▶ _Exercise requirements_
Restate the material word for word and leave out anything that is a picture.

** start of Data segment **

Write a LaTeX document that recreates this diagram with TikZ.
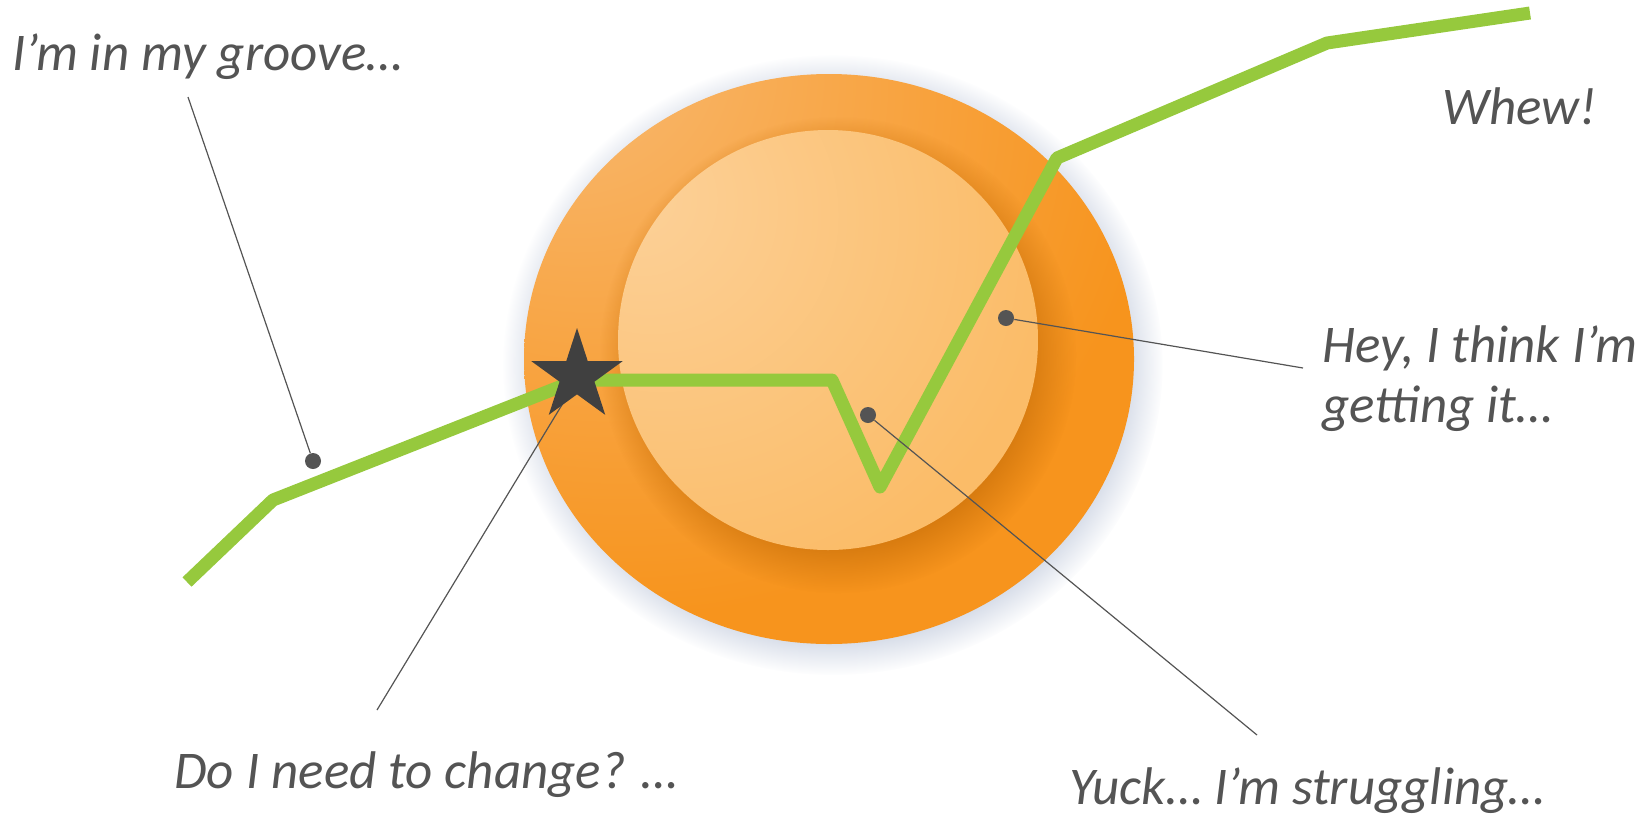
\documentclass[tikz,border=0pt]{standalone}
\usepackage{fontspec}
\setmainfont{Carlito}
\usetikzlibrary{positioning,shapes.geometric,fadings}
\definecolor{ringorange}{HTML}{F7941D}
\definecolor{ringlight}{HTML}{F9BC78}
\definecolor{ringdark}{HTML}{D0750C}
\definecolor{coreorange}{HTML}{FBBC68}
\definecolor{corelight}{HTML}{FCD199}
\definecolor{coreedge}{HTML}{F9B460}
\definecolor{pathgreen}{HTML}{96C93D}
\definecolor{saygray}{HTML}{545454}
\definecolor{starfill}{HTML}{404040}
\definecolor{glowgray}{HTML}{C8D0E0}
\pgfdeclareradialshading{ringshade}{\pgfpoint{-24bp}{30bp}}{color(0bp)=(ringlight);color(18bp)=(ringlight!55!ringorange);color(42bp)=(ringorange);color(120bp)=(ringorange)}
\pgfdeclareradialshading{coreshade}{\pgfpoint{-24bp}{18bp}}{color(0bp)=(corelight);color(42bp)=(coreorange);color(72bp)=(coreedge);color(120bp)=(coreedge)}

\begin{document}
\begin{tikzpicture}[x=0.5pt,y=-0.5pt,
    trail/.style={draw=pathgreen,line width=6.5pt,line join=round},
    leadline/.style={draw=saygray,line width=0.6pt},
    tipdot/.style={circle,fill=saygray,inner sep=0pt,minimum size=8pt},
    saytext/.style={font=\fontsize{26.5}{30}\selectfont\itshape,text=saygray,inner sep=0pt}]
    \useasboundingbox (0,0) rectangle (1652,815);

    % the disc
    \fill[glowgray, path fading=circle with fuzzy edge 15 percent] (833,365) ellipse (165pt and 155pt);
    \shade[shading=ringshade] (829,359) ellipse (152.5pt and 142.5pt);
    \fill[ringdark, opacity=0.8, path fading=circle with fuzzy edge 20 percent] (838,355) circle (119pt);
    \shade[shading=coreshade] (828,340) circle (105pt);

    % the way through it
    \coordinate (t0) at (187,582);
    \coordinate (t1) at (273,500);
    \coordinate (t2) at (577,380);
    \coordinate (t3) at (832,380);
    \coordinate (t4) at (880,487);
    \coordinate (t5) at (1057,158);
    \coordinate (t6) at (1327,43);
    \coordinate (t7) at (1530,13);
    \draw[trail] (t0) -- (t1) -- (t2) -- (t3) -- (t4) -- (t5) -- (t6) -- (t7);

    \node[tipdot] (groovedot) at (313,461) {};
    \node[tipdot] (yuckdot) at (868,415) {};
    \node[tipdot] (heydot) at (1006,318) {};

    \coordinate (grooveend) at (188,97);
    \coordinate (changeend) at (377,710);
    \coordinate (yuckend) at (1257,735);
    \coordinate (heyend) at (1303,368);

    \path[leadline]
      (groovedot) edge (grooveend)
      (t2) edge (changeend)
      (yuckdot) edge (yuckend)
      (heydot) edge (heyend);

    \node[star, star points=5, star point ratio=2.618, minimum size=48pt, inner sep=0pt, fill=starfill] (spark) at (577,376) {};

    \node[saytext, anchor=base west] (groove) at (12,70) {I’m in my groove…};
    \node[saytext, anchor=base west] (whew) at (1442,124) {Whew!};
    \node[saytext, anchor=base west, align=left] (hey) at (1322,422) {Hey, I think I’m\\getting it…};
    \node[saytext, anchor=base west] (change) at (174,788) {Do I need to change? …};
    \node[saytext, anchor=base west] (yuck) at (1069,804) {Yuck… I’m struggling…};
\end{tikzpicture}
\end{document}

** end of Data segment **

▶ _Correct result_
Write a LaTeX document that recreates this diagram with TikZ.
\documentclass[tikz,border=0pt]{standalone}
\usepackage{fontspec}
\setmainfont{Carlito}
\usetikzlibrary{positioning,shapes.geometric,fadings}
\definecolor{ringorange}{HTML}{F7941D}
\definecolor{ringlight}{HTML}{F9BC78}
\definecolor{ringdark}{HTML}{D0750C}
\definecolor{coreorange}{HTML}{FBBC68}
\definecolor{corelight}{HTML}{FCD199}
\definecolor{coreedge}{HTML}{F9B460}
\definecolor{pathgreen}{HTML}{96C93D}
\definecolor{saygray}{HTML}{545454}
\definecolor{starfill}{HTML}{404040}
\definecolor{glowgray}{HTML}{C8D0E0}
\pgfdeclareradialshading{ringshade}{\pgfpoint{-24bp}{30bp}}{color(0bp)=(ringlight);color(18bp)=(ringlight!55!ringorange);color(42bp)=(ringorange);color(120bp)=(ringorange)}
\pgfdeclareradialshading{coreshade}{\pgfpoint{-24bp}{18bp}}{color(0bp)=(corelight);color(42bp)=(coreorange);color(72bp)=(coreedge);color(120bp)=(coreedge)}

\begin{document}
\begin{tikzpicture}[x=0.5pt,y=-0.5pt,
    trail/.style={draw=pathgreen,line width=6.5pt,line join=round},
    leadline/.style={draw=saygray,line width=0.6pt},
    tipdot/.style={circle,fill=saygray,inner sep=0pt,minimum size=8pt},
    saytext/.style={font=\fontsize{26.5}{30}\selectfont\itshape,text=saygray,inner sep=0pt}]
    \useasboundingbox (0,0) rectangle (1652,815);

    % the disc
    \fill[glowgray, path fading=circle with fuzzy edge 15 percent] (833,365) ellipse (165pt and 155pt);
    \shade[shading=ringshade] (829,359) ellipse (152.5pt and 142.5pt);
    \fill[ringdark, opacity=0.8, path fading=circle with fuzzy edge 20 percent] (838,355) circle (119pt);
    \shade[shading=coreshade] (828,340) circle (105pt);

    % the way through it
    \coordinate (t0) at (187,582);
    \coordinate (t1) at (273,500);
    \coordinate (t2) at (577,380);
    \coordinate (t3) at (832,380);
    \coordinate (t4) at (880,487);
    \coordinate (t5) at (1057,158);
    \coordinate (t6) at (1327,43);
    \coordinate (t7) at (1530,13);
    \draw[trail] (t0) -- (t1) -- (t2) -- (t3) -- (t4) -- (t5) -- (t6) -- (t7);

    \node[tipdot] (groovedot) at (313,461) {};
    \node[tipdot] (yuckdot) at (868,415) {};
    \node[tipdot] (heydot) at (1006,318) {};

    \coordinate (grooveend) at (188,97);
    \coordinate (changeend) at (377,710);
    \coordinate (yuckend) at (1257,735);
    \coordinate (heyend) at (1303,368);

    \path[leadline]
      (groovedot) edge (grooveend)
      (t2) edge (changeend)
      (yuckdot) edge (yuckend)
      (heydot) edge (heyend);

    \node[star, star points=5, star point ratio=2.618, minimum size=48pt, inner sep=0pt, fill=starfill] (spark) at (577,376) {};

    \node[saytext, anchor=base west] (groove) at (12,70) {I’m in my groove…};
    \node[saytext, anchor=base west] (whew) at (1442,124) {Whew!};
    \node[saytext, anchor=base west, align=left] (hey) at (1322,422) {Hey, I think I’m\\getting it…};
    \node[saytext, anchor=base west] (change) at (174,788) {Do I need to change? …};
    \node[saytext, anchor=base west] (yuck) at (1069,804) {Yuck… I’m struggling…};
\end{tikzpicture}
\end{document}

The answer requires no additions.